On September 11, I will be running 13.1 miles from Bethlehem, PA to Easton, PA, wearing a number and proudly sweating my ass off.
Running my first half marathon is a goal I set for myself at the beginning of the summer, because I wanted to be productive with the free time I knew I would be finding, and because I wanted a reason against Netflix becoming that filler. If you had asked me three months ago to run any more than five miles, I would have laughed in your face and considered that a sufficient answer. I was not a runner, in any capacity.
Yet on Sunday, I ran eight miles, and this Sunday I will be doing it again. My summer has been a story of how I learned to find motivation in even the hardest of times.

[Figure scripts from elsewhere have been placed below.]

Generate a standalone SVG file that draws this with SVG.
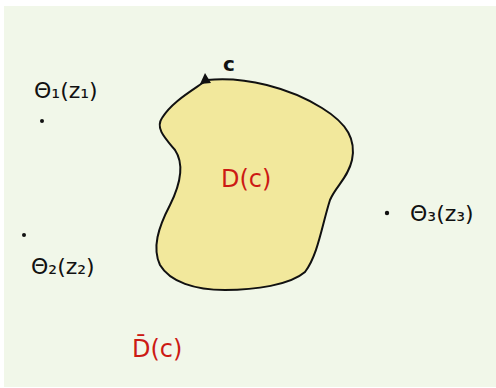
<svg xmlns="http://www.w3.org/2000/svg" width="496" height="388" viewBox="0 0 496 388">
<style>
.lbl{font-family:"DejaVu Sans",sans-serif;font-size:22px;fill:#111}
.red{font-family:"DejaVu Sans",sans-serif;font-size:24px;fill:#cc1a14}
.dot{fill:#111}
</style>
<rect x="0" y="0" width="496" height="388" fill="#ffffff"/>
<rect x="4" y="6" width="492" height="381" fill="#f1f7e9"/>
<g id="region">
<path d="M207,80 C245,76 290,88 322,108 C348,124 356,140 352,160 C348,178 336,186 330,200 C322,225 318,255 305,272 C290,285 255,290 225,290 C195,290 170,282 160,265 C152,248 158,228 170,205 C180,185 185,165 175,150 C165,138 155,128 162,118 C172,102 190,92 207,80 Z" fill="#f2e89c" stroke="#111" stroke-width="2"/>
<text class="red" x="221" y="187">D(c)</text>
</g>
<g id="connectors">
<polygon points="205,73 200,84 211,83" fill="#111"/>
</g>
<g id="c-label"><text x="223" y="71" font-family="DejaVu Sans,sans-serif" font-size="20" font-weight="bold" fill="#111">c</text></g>
<g id="z1"><circle class="dot" cx="42" cy="121" r="2"/><text class="lbl" x="34" y="98">Θ₁(z₁)</text></g>
<g id="z2"><circle class="dot" cx="24" cy="235" r="2"/><text class="lbl" x="31" y="274">Θ₂(z₂)</text></g>
<g id="z3"><circle class="dot" cx="387" cy="213" r="2.2"/><text class="lbl" x="410" y="221">Θ₃(z₃)</text></g>
<g id="complement"><text class="red" x="132" y="357">D̄(c)</text></g>
</svg>
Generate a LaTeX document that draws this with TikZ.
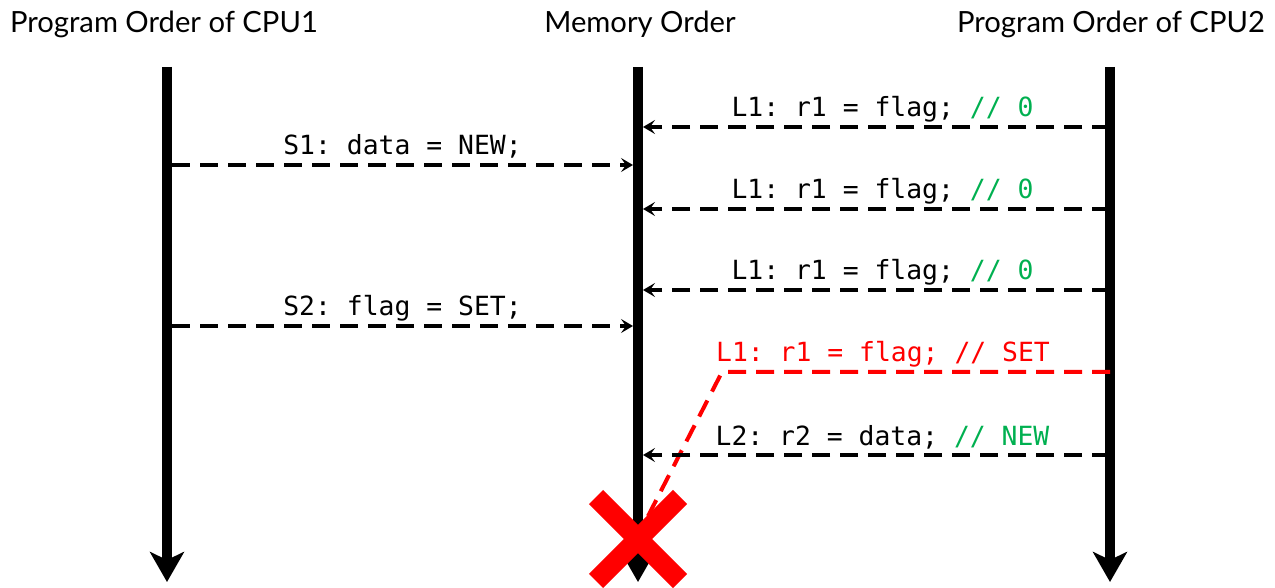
\documentclass[tikz,border=0pt]{standalone}
\usepackage{fontspec}
\setmainfont{Lato}
\newfontfamily\codefont{DejaVu Sans Mono}
\usetikzlibrary{arrows.meta}
\definecolor{codegreen}{RGB}{0,176,80}

\begin{document}
\begin{tikzpicture}[x=0.5pt, y=-0.5pt,
    lifeline/.style={line width=5pt, -{Stealth[length=15pt, width=17pt, inset=4pt]}},
    msg/.style={line width=2pt, dash pattern=on 9pt off 5pt, -{Stealth[length=6pt, width=7pt, inset=2.5pt]}},
    code/.style={font=\codefont\frenchspacing\fontsize{13.2}{16}\selectfont, anchor=base, inner sep=0pt, yshift=5pt},
    title/.style={font=\fontsize{14.6}{18}\selectfont, anchor=base, inner sep=0pt}]
        \useasboundingbox (0,0) rectangle (1275,588);
        \node[title] (titleA) at (164,33) {Program Order of CPU1};
        \node[title] (titleM) at (640,33) {Memory Order};
        \node[title] (titleB) at (1111,33) {Program Order of CPU2};
        \coordinate (cpuAtop) at (167,67);  \coordinate (cpuAbot) at (167,582);
        \coordinate (memtop)  at (638,67);  \coordinate (membot)  at (638,582);
        \coordinate (cpuBtop) at (1110,67); \coordinate (cpuBbot) at (1110,582);
        \draw[lifeline] (cpuAtop) -- (cpuAbot);
        \draw[lifeline] (memtop) -- (membot);
        \draw[lifeline] (cpuBtop) -- (cpuBbot);
        % loads of flag that still see 0
        \foreach \i/\y in {1/127, 2/209, 3/290} {
            \coordinate (load\i) at (1110,\y);
            \coordinate (seen\i) at (643,\y);
            \draw[msg] (load\i) -- node[code, pos=0.5, xshift=3pt] {L1: r1 = flag; \textcolor{codegreen}{// 0}} (seen\i);
        }
        % stores of CPU1
        \coordinate (storeA) at (172,165); \coordinate (doneA) at (633,165);
        \coordinate (storeB) at (172,326); \coordinate (doneB) at (633,326);
        \draw[msg] (storeA) -- node[code, pos=0.5] {S1: data = NEW;} (doneA);
        \draw[msg] (storeB) -- node[code, pos=0.5] {S2: flag = SET;} (doneB);
        % the load that sees SET
        \coordinate (loadSet) at (1110,372);
        \coordinate (bend) at (722,372);
        \coordinate (seenSet) at (645,522);
        \draw[msg, red, -] (loadSet) -- node[code, pos=0.585] {L1: r1 = flag; // SET} (bend) -- (seenSet);
        \coordinate (loadData) at (1110,455); \coordinate (seenData) at (643,455);
        \draw[msg] (loadData) -- node[code, pos=0.5, xshift=3pt] {L2: r2 = data; \textcolor{codegreen}{// NEW}} (seenData);
        % the cross
        \coordinate (cross) at (638,539);
        \draw[red, line width=10pt] (cross) ++(-42,-42) -- ++(84,84);
        \draw[red, line width=10pt] (cross) ++(42,-42) -- ++(-84,84);
\end{tikzpicture}
\end{document}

The last two weeks of my internship required that I be on a film set for twelve hours straight, waking up at six in the morning, and not getting back to my room until near nine at night. The Lafayette gym was not open before or after my long day, and it was too dark outside before or after I left for me to run alone and feel safe. So, I joined LA Fitness for a short time, and after I threw down my bags, exhausted, and greeted my roommates, I quickly changed and headed back out to run on the treadmill until near closing time at the gym. Needless to say, I started taking vitamin C every day, worried about the havoc my lack of sleep was going to wreak on my immune system.
Often, it was very hard. Most Sundays, the days of my longest runs, promised to be very hot, and so I woke up early and quietly, tip toed past my roommates, happy in Dreamland, and ran five, six, seven miles with Guns N' Roses as my only comfort.
It was during these times that I wondered what I was doing it for. Why suffer the exhaustion? The early mornings? The terrible calf cramps that occasionally woke me from my sleep? It is the power of setting goals. The power of sticking to schedules and looking forward to nothing more than making myself happy. Because I know that when I cross that finish line in a month, I will not care about how fast I ran the race, how often I had to stop and walk; I will be proud that I finished. Period.
Honestly, I still do not consider myself a runner. Even through all my training, I have not "caught the bug" that my dad, a two-time NYC Marathon finisher, promised would find me. Once I place a nice "13.1" magnet on my car and set aside my tired shoes, I probably will not ever again run more than five miles at once.
I am not doing this to make myself a "runner." I am not doing this to lose weight or get nice calf muscles (which have still eluded me). I am doing this to find a sense of pride, a reason to pat myself on the back, something to strive for. Sure, it is nice to burn 884 calories to start the morning (ample wiggle room for calorie consumption, no?). But what will be even nicer is crossing that finish line and knowing that I never gave up, never missed a day of training, set my mind to something seemingly far-fetched and got it done.
The experience has taught me that I can do anything I set my mind to. This journey has helped me summon motivation I never thought I had and helped me tie the taste of sweat with the taste of accomplishment. I may never do it again, but I will never regret doing it now.
And with that, it is time to take a nap.